◆ Exercise description ◆
Repeat the material exactly from its first line to the line that includes "plt.rcParams['font.family'] = ['Open". Skip pictures.

=== Records shown ===

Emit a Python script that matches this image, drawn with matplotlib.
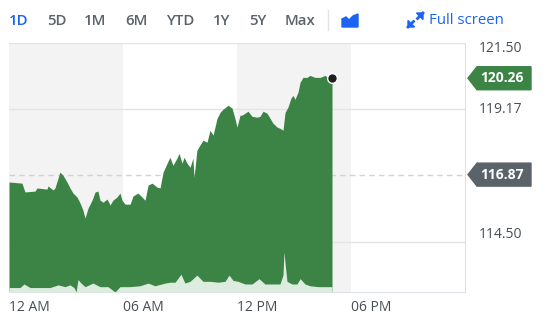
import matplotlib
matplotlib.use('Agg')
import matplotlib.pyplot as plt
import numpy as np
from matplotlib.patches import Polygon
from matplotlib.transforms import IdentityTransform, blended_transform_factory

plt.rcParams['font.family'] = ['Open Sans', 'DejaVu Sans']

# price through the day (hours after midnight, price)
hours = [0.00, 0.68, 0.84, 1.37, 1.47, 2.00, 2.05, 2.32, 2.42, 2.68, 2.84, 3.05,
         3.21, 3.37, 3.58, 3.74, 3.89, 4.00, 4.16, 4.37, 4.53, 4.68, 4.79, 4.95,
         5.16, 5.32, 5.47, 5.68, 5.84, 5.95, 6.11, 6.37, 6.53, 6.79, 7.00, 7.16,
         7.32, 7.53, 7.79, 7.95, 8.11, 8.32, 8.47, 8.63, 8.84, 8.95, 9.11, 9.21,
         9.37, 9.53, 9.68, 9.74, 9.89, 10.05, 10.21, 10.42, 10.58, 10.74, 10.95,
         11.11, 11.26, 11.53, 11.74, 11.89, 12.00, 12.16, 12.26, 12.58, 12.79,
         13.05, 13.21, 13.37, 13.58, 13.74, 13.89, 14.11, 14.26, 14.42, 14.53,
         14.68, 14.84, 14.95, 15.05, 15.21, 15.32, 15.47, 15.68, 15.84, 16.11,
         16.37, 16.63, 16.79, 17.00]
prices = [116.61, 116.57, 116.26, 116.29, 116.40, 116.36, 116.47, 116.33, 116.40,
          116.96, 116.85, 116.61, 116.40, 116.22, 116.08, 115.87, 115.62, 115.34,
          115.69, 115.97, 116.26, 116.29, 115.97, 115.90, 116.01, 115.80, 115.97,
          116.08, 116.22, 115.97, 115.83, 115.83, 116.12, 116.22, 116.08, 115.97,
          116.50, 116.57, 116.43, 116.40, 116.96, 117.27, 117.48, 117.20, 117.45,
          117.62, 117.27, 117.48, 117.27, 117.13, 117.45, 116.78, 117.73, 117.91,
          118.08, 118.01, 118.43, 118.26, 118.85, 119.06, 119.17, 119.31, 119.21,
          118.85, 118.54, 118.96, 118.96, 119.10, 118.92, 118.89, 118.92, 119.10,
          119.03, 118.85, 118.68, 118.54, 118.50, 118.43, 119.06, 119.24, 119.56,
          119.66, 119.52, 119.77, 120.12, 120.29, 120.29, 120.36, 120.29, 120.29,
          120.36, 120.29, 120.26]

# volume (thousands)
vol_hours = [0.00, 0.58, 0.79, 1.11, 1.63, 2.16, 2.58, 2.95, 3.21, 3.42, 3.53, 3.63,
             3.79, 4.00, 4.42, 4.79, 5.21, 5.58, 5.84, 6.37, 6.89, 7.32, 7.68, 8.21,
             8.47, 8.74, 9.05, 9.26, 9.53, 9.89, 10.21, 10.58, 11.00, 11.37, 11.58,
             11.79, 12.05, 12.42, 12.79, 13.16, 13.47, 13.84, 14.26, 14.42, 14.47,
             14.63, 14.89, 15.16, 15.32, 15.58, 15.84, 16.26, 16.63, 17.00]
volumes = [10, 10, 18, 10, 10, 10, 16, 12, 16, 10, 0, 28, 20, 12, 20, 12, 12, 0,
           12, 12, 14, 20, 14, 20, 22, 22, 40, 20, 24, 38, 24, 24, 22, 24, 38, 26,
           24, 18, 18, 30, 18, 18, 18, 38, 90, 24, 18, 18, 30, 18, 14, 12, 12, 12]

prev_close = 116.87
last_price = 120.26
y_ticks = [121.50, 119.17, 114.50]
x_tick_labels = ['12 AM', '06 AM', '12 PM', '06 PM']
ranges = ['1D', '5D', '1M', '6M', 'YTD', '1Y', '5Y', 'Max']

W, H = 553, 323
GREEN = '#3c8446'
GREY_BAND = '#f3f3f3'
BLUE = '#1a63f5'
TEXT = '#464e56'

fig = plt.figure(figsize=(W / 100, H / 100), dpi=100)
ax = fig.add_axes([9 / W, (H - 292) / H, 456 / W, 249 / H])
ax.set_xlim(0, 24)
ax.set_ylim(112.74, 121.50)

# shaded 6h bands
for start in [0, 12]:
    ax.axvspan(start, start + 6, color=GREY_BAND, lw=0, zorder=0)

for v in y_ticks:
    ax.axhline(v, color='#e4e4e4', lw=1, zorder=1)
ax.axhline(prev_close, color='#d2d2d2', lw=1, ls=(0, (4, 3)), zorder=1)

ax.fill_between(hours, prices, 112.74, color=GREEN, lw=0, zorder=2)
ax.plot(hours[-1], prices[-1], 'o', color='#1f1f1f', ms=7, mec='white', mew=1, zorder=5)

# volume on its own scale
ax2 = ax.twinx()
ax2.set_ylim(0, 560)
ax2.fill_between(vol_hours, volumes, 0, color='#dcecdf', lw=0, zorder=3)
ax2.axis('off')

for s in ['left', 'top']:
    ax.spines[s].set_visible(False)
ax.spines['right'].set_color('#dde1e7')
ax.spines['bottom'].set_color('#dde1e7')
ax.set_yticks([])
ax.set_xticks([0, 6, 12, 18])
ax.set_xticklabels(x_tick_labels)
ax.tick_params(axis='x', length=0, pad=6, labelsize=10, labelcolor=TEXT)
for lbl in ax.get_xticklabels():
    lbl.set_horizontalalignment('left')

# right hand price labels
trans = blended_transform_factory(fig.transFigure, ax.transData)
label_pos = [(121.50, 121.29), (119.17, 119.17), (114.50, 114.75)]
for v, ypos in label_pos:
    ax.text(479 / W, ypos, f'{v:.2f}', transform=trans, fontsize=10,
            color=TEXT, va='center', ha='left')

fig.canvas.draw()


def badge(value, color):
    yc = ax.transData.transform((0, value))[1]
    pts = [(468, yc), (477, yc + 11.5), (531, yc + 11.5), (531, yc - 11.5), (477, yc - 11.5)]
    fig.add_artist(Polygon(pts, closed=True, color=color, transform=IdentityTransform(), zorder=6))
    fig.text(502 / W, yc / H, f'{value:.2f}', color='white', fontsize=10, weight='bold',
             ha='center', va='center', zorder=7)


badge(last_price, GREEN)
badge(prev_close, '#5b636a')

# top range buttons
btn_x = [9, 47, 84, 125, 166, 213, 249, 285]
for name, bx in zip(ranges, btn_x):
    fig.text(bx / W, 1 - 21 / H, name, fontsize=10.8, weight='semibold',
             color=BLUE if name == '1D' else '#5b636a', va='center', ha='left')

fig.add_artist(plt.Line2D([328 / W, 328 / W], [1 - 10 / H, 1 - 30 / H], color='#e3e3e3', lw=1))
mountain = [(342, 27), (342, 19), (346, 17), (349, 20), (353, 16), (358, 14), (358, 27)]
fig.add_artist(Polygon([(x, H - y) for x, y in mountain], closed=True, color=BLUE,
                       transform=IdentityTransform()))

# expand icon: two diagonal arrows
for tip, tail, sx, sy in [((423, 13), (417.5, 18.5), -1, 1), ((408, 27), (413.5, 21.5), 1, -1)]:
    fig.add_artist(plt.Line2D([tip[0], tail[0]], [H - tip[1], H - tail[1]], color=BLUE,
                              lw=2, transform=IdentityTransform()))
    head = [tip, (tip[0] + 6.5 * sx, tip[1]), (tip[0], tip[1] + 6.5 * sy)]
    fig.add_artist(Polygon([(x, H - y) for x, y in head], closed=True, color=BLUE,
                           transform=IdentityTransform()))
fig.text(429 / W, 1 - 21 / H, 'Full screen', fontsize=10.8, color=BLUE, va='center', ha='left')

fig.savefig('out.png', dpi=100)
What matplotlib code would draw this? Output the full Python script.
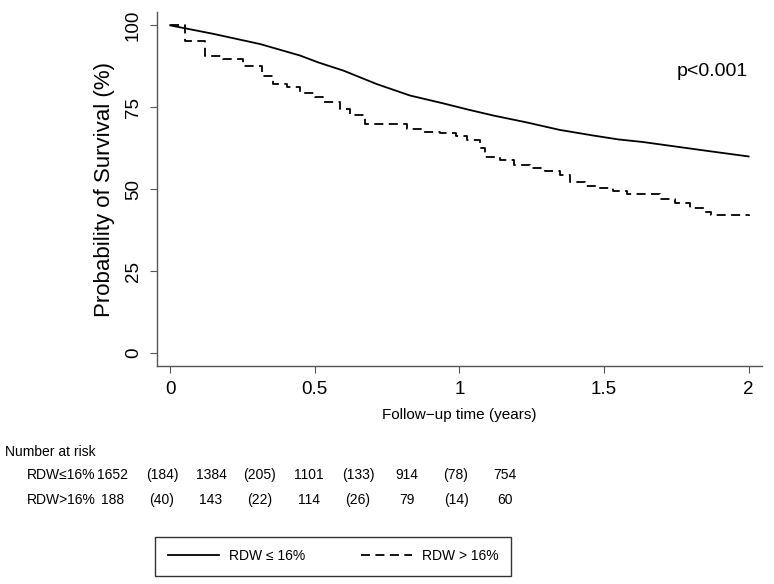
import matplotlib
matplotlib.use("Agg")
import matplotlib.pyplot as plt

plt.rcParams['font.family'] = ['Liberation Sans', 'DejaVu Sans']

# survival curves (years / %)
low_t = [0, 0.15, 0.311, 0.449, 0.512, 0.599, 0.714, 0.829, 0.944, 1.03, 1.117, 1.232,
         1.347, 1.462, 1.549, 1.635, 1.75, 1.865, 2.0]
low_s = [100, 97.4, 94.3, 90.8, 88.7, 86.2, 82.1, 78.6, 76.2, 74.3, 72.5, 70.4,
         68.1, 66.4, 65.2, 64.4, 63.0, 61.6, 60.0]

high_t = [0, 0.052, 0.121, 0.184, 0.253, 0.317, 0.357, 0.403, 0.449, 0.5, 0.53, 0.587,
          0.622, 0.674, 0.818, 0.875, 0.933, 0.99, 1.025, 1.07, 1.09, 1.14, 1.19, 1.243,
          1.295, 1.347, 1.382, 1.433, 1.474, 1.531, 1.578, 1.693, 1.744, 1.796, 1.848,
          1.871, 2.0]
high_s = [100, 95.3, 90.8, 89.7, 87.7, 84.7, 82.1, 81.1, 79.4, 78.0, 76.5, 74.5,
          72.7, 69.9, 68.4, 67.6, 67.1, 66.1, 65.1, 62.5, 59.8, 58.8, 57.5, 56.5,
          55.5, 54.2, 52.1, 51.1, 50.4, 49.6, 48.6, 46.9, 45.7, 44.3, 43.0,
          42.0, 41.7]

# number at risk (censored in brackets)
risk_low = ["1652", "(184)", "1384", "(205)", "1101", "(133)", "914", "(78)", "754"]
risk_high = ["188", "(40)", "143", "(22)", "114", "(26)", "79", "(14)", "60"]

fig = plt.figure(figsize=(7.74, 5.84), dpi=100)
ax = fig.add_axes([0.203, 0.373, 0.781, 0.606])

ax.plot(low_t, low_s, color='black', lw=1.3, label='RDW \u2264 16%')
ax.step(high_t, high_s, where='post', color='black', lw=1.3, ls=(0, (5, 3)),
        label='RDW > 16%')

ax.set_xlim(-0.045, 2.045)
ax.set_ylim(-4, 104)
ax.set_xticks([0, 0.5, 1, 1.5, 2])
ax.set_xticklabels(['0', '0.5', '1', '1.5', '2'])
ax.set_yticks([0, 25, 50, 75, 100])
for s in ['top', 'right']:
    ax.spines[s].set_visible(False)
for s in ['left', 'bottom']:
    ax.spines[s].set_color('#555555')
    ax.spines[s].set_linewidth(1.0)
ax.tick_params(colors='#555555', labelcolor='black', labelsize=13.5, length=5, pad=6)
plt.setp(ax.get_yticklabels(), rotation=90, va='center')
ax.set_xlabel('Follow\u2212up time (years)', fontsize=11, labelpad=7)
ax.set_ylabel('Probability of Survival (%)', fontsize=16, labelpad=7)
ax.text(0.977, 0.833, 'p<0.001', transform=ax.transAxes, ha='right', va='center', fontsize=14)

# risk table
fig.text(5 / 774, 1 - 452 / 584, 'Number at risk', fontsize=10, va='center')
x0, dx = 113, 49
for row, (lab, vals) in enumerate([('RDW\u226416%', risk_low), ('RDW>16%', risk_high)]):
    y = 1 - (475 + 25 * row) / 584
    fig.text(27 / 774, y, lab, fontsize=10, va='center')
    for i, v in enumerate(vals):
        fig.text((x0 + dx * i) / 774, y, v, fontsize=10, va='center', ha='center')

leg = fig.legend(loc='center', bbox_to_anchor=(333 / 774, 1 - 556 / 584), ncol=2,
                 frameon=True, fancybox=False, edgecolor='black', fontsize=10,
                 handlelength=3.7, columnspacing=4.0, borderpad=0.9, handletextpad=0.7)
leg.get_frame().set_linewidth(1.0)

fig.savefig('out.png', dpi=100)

===

◆ Expected answer ◆
Emit a Python script that matches this image, drawn with matplotlib.
import matplotlib
matplotlib.use('Agg')
import matplotlib.pyplot as plt
import numpy as np
from matplotlib.patches import Polygon
from matplotlib.transforms import IdentityTransform, blended_transform_factory

plt.rcParams['font.family'] = ['Open Sans', 'DejaVu Sans']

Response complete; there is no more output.